- Contributed by
- BBC Southern Counties Radio
- People in story:
- Pearl Clark
- Location of story:
- Background to story:
- Article ID:
- Contributed on:
- 07 July 2005
I was young at the outbreak of war and had my parents and family around me. Fortunately I went to stay at my Granny Norfolk’s cottage in Helhoughton with my twin brother, mother and grandmother and did not have to be evacuated without my parent, as many children did. I remember playing with my cousins in the fields and walks down the country lanes. The coaches with children being evacuated would pass through the village on the way to Fakenham, Norfolk. I felt so sorry for the children on their own not knowing who they would stay with.
My grandparents cottage had no electricity and the toilet was ‘Down the yard’ past other cottages to where the gardens were, not gardens you sat in but vegetables were growing and some flowers. The toilet was wooden with two holes on the top, small and large. The smell was terrible. I remember my father visiting us once (he had to stay at home to work) and he would make sure he had a cigarette to take into the toilet with him. There were cobwebs and creepy crawlies and it was dark. A lorry used to come and empty these toilets. No disinfectant, toilet paper was newspaper on a string. My Granny Norfolk was strict with food, either margarine or jam on ones bread not both. I played up one day and wanted jam on my cake! I was promptly put in to the cupboard under the stairs. I was so frightened it was dark. How my mother managed with both her mother and mother-in-law dealing with us children I don’t know.

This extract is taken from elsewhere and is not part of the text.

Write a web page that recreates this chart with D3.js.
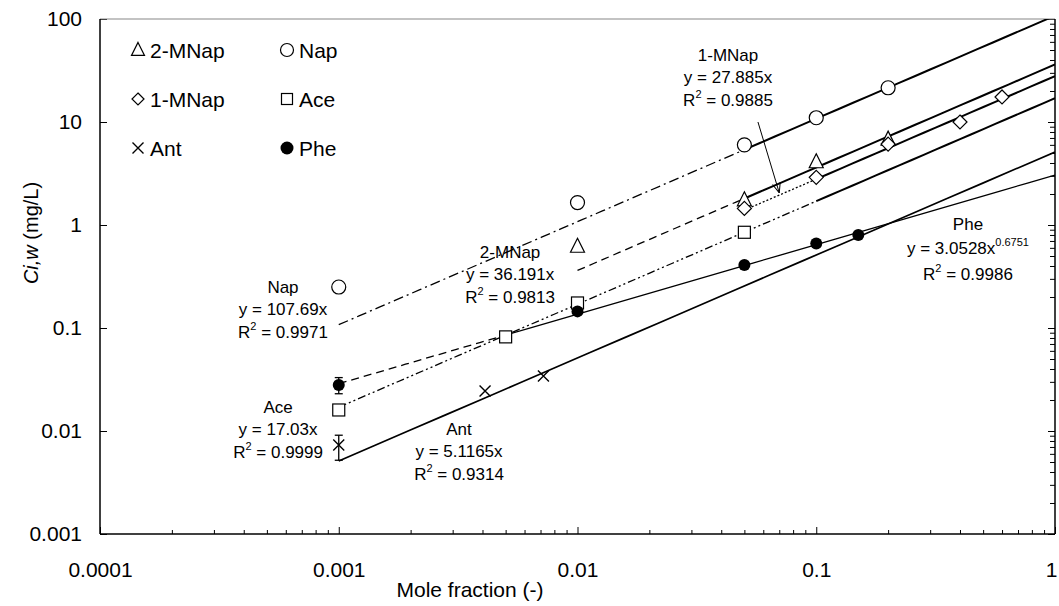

My brother had to sleep in the same bed as my Uncle who lived with Granny and Grandad Norfolk — he did not like it. Because I was a girl I was with my mother. I still feel for my brother that he had to sleep with Uncle, he really did not like it but never played up.
When we came home after a few months or so our house seemed strange. It appeared my father and grandfather had not used the upstairs just the kitchen and living room downstairs. It was dusty everywhere.
I started school as war was ending, remember an occasion when we all had to go to the school shelter, but surprisingly I recall it was all very orderly. Our teacher had control of us all, we did not answer back. It just seemed to pass quickly.